» Task prompt
Retype the opening lines of the listing below, ending with the line that contains "songpa = [-0.071, -0.011, -0.02, -0.011, 0.069, 0.13]", and leave out any pictures.

• • • • •

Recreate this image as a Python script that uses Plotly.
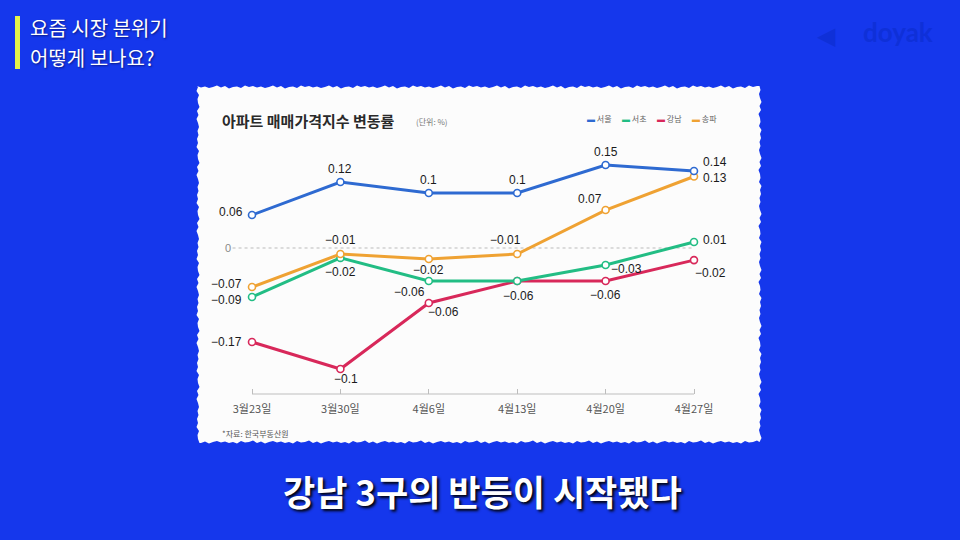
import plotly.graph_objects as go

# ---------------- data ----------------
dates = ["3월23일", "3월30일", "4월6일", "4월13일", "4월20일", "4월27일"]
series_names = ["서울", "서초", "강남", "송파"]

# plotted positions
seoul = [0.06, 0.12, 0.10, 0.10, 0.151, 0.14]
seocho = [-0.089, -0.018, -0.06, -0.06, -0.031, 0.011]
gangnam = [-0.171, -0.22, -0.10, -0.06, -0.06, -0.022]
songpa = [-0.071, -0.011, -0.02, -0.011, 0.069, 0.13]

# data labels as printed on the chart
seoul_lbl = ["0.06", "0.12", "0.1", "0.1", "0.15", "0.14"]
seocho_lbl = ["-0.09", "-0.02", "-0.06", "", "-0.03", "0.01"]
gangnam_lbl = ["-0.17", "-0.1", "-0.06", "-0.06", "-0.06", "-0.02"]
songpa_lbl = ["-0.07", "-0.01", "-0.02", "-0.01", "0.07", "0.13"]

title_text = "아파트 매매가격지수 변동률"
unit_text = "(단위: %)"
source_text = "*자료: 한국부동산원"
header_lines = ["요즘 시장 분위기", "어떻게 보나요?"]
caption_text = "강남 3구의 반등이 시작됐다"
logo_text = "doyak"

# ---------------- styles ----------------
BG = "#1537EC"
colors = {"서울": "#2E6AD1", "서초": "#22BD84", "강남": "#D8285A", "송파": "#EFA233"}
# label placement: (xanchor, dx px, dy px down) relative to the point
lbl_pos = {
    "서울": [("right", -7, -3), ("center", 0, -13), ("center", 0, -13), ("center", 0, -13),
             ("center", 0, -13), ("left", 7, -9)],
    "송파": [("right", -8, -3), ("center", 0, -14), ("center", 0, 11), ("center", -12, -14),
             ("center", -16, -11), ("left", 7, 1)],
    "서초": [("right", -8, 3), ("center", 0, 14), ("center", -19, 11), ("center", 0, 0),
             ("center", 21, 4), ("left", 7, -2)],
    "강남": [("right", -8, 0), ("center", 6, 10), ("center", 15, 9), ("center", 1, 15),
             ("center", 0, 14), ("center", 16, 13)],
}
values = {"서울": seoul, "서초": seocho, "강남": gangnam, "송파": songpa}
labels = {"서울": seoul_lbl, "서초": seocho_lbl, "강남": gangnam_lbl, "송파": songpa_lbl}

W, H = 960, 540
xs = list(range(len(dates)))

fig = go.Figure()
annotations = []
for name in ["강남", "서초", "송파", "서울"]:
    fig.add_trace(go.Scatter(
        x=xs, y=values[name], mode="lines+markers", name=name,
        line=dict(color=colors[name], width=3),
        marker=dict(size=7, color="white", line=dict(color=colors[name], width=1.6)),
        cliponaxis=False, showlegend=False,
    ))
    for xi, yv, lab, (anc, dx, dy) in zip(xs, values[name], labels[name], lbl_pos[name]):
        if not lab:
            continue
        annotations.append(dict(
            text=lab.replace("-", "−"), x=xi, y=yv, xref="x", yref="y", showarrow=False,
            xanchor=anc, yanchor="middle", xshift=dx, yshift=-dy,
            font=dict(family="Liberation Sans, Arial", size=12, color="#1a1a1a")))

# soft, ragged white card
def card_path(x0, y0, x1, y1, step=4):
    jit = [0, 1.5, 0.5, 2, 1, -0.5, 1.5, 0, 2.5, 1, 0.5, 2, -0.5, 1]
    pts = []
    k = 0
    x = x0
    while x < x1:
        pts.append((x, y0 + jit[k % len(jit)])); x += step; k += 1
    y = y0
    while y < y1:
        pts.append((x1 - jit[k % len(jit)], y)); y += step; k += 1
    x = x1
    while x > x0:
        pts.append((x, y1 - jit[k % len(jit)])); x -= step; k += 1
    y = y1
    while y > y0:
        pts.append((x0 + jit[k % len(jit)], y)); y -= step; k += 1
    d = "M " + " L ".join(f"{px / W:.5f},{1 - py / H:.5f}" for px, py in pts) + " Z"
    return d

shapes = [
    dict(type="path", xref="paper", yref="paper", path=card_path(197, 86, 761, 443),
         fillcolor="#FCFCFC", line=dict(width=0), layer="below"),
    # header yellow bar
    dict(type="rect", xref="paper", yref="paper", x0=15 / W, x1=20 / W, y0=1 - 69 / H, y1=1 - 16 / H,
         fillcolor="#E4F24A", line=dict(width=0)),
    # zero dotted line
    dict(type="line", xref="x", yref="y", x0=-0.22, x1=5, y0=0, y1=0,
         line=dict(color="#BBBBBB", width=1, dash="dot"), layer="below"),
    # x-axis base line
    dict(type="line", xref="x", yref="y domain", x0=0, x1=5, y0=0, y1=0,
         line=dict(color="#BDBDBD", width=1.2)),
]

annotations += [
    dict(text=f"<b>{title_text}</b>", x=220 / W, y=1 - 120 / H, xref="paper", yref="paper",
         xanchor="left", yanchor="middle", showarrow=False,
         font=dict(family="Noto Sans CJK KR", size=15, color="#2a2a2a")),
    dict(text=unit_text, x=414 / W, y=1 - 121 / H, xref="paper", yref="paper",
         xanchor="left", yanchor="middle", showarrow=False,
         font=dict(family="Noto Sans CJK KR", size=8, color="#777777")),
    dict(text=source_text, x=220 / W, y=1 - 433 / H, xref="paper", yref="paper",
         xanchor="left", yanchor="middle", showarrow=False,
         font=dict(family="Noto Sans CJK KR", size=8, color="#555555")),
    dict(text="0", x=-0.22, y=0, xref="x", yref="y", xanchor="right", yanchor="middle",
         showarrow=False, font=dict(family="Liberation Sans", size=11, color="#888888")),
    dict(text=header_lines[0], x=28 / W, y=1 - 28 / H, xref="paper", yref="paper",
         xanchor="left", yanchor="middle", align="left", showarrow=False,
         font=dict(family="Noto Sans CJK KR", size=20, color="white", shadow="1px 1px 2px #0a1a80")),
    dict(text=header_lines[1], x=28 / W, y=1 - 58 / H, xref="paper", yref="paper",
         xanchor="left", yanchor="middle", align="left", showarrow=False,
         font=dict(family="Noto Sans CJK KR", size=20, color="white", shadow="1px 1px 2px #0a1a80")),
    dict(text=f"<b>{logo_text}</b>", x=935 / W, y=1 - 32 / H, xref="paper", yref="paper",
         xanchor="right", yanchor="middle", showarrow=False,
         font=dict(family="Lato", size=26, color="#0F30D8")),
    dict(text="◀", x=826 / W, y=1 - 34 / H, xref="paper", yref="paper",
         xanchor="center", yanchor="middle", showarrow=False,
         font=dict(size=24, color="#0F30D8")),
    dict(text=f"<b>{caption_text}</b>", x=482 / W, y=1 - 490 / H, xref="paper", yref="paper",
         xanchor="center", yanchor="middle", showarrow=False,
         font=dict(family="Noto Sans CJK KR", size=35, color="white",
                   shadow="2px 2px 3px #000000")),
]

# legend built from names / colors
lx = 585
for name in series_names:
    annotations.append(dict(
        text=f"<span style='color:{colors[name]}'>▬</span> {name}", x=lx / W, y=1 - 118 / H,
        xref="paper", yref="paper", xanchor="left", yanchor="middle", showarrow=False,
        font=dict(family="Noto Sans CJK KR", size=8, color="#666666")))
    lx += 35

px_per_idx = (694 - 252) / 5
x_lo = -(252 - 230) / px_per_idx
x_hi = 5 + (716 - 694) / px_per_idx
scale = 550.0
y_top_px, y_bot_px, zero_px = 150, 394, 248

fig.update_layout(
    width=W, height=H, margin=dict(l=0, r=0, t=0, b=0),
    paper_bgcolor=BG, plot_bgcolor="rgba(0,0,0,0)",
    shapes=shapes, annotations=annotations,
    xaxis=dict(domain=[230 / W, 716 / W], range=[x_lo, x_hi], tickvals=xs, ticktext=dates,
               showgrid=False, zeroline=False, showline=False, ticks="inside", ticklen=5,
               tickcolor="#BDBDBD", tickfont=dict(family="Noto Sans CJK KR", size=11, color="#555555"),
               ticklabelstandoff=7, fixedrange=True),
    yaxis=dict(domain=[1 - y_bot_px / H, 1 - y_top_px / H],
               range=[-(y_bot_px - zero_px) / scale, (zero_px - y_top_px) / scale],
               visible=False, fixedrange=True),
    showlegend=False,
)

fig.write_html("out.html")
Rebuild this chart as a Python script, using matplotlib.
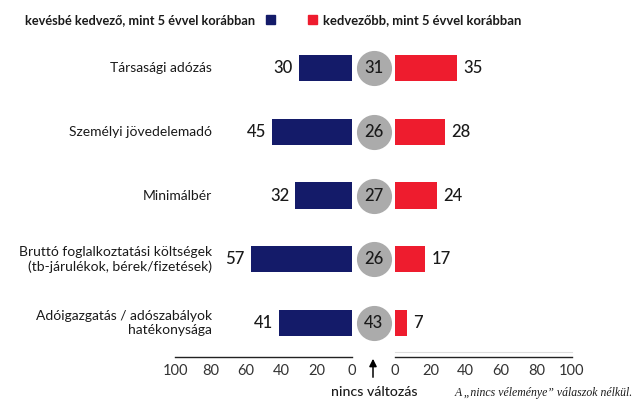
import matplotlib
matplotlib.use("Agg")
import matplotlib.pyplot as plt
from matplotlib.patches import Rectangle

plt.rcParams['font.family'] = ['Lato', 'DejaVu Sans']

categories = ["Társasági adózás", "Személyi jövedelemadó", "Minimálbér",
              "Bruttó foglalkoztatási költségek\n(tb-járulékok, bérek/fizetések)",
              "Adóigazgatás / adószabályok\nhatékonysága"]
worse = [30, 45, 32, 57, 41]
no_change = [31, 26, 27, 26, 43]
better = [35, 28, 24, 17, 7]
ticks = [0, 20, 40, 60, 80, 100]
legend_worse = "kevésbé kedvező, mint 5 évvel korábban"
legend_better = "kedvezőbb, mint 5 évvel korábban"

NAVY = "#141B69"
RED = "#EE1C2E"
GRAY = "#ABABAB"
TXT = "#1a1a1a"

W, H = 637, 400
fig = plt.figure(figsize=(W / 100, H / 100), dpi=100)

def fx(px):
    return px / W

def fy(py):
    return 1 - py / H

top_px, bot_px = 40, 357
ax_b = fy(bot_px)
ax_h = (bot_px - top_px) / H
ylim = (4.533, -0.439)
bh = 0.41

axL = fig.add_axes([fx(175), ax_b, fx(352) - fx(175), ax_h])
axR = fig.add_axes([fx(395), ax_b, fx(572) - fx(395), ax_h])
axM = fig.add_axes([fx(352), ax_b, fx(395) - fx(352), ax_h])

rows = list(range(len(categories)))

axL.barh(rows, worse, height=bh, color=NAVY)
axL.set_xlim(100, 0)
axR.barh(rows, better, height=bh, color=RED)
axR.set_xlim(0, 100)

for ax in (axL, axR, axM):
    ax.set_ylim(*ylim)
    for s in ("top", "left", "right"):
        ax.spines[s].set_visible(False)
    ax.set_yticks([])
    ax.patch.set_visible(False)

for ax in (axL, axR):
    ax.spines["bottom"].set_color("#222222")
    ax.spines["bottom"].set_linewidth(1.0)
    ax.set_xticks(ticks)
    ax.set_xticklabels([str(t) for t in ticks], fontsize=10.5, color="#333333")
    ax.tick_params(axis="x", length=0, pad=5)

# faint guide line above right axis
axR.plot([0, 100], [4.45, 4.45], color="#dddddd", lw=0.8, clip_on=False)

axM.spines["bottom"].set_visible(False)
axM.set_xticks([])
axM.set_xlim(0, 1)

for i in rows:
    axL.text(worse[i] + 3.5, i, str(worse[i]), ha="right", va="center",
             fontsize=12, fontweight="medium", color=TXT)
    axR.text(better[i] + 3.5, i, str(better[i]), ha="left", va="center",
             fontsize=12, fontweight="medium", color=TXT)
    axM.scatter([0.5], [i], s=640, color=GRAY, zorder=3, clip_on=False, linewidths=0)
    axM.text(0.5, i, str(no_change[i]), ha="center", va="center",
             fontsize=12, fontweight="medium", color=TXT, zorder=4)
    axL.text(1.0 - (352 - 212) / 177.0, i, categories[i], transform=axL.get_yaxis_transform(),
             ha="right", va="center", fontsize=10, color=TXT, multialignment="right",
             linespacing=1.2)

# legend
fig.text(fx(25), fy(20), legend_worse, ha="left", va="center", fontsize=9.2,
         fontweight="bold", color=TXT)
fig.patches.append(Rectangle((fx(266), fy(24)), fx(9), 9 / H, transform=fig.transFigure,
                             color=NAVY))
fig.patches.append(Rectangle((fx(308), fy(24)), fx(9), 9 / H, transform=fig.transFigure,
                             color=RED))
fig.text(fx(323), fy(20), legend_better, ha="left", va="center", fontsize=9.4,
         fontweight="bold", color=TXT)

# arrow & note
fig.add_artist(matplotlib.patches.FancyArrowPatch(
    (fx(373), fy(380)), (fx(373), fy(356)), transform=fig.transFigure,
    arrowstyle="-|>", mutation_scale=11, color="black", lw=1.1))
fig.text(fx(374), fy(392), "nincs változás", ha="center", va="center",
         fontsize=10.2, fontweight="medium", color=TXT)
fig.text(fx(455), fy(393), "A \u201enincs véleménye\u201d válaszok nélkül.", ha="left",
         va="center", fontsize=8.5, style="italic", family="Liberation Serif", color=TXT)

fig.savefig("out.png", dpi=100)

• • • • •

» Task response
Recreate this image as a Python script that uses Plotly.
import plotly.graph_objects as go

# ---------------- data ----------------
dates = ["3월23일", "3월30일", "4월6일", "4월13일", "4월20일", "4월27일"]
series_names = ["서울", "서초", "강남", "송파"]

# plotted positions
seoul = [0.06, 0.12, 0.10, 0.10, 0.151, 0.14]
seocho = [-0.089, -0.018, -0.06, -0.06, -0.031, 0.011]
gangnam = [-0.171, -0.22, -0.10, -0.06, -0.06, -0.022]
songpa = [-0.071, -0.011, -0.02, -0.011, 0.069, 0.13]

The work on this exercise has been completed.